Exercise:
Type out every line below exactly as it reads.

Given material:

Start

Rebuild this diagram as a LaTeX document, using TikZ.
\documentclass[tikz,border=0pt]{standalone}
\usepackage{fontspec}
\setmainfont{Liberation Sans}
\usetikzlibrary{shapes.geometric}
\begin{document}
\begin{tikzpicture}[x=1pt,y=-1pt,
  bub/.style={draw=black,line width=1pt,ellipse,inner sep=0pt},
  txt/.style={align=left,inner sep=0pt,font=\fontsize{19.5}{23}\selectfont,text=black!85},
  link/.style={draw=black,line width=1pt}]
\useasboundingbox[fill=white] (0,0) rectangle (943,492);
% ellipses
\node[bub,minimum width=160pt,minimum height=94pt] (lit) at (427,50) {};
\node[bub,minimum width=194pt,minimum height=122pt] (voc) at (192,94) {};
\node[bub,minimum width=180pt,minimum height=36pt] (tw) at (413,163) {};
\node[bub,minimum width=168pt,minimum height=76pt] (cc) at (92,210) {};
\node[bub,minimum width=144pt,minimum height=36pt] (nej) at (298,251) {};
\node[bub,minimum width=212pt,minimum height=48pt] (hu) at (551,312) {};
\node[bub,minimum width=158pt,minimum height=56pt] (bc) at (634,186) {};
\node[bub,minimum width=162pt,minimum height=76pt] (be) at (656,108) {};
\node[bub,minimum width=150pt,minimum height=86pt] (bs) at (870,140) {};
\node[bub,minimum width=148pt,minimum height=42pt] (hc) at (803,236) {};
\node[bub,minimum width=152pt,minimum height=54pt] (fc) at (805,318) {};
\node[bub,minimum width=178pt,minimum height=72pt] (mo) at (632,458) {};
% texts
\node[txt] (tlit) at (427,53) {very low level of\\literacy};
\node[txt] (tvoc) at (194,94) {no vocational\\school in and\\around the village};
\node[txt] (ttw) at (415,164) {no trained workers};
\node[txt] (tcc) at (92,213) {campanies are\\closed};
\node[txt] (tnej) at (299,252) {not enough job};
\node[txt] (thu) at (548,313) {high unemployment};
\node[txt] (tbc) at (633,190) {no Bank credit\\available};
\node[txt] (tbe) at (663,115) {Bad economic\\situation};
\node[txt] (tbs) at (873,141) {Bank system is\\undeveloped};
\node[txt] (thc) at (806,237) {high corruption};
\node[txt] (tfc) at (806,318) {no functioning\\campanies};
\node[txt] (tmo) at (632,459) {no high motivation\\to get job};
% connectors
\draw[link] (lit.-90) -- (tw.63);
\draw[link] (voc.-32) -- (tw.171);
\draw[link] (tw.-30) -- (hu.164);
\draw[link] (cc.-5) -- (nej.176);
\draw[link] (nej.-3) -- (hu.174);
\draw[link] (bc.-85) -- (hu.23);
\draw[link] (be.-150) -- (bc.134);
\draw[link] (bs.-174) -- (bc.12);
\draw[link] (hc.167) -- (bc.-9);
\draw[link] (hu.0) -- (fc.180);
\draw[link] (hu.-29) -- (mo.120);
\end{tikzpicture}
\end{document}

End

Problem solution:
Rebuild this diagram as a LaTeX document, using TikZ.
\documentclass[tikz,border=0pt]{standalone}
\usepackage{fontspec}
\setmainfont{Liberation Sans}
\usetikzlibrary{shapes.geometric}
\begin{document}
\begin{tikzpicture}[x=1pt,y=-1pt,
  bub/.style={draw=black,line width=1pt,ellipse,inner sep=0pt},
  txt/.style={align=left,inner sep=0pt,font=\fontsize{19.5}{23}\selectfont,text=black!85},
  link/.style={draw=black,line width=1pt}]
\useasboundingbox[fill=white] (0,0) rectangle (943,492);
% ellipses
\node[bub,minimum width=160pt,minimum height=94pt] (lit) at (427,50) {};
\node[bub,minimum width=194pt,minimum height=122pt] (voc) at (192,94) {};
\node[bub,minimum width=180pt,minimum height=36pt] (tw) at (413,163) {};
\node[bub,minimum width=168pt,minimum height=76pt] (cc) at (92,210) {};
\node[bub,minimum width=144pt,minimum height=36pt] (nej) at (298,251) {};
\node[bub,minimum width=212pt,minimum height=48pt] (hu) at (551,312) {};
\node[bub,minimum width=158pt,minimum height=56pt] (bc) at (634,186) {};
\node[bub,minimum width=162pt,minimum height=76pt] (be) at (656,108) {};
\node[bub,minimum width=150pt,minimum height=86pt] (bs) at (870,140) {};
\node[bub,minimum width=148pt,minimum height=42pt] (hc) at (803,236) {};
\node[bub,minimum width=152pt,minimum height=54pt] (fc) at (805,318) {};
\node[bub,minimum width=178pt,minimum height=72pt] (mo) at (632,458) {};
% texts
\node[txt] (tlit) at (427,53) {very low level of\\literacy};
\node[txt] (tvoc) at (194,94) {no vocational\\school in and\\around the village};
\node[txt] (ttw) at (415,164) {no trained workers};
\node[txt] (tcc) at (92,213) {campanies are\\closed};
\node[txt] (tnej) at (299,252) {not enough job};
\node[txt] (thu) at (548,313) {high unemployment};
\node[txt] (tbc) at (633,190) {no Bank credit\\available};
\node[txt] (tbe) at (663,115) {Bad economic\\situation};
\node[txt] (tbs) at (873,141) {Bank system is\\undeveloped};
\node[txt] (thc) at (806,237) {high corruption};
\node[txt] (tfc) at (806,318) {no functioning\\campanies};
\node[txt] (tmo) at (632,459) {no high motivation\\to get job};
% connectors
\draw[link] (lit.-90) -- (tw.63);
\draw[link] (voc.-32) -- (tw.171);
\draw[link] (tw.-30) -- (hu.164);
\draw[link] (cc.-5) -- (nej.176);
\draw[link] (nej.-3) -- (hu.174);
\draw[link] (bc.-85) -- (hu.23);
\draw[link] (be.-150) -- (bc.134);
\draw[link] (bs.-174) -- (bc.12);
\draw[link] (hc.167) -- (bc.-9);
\draw[link] (hu.0) -- (fc.180);
\draw[link] (hu.-29) -- (mo.120);
\end{tikzpicture}
\end{document}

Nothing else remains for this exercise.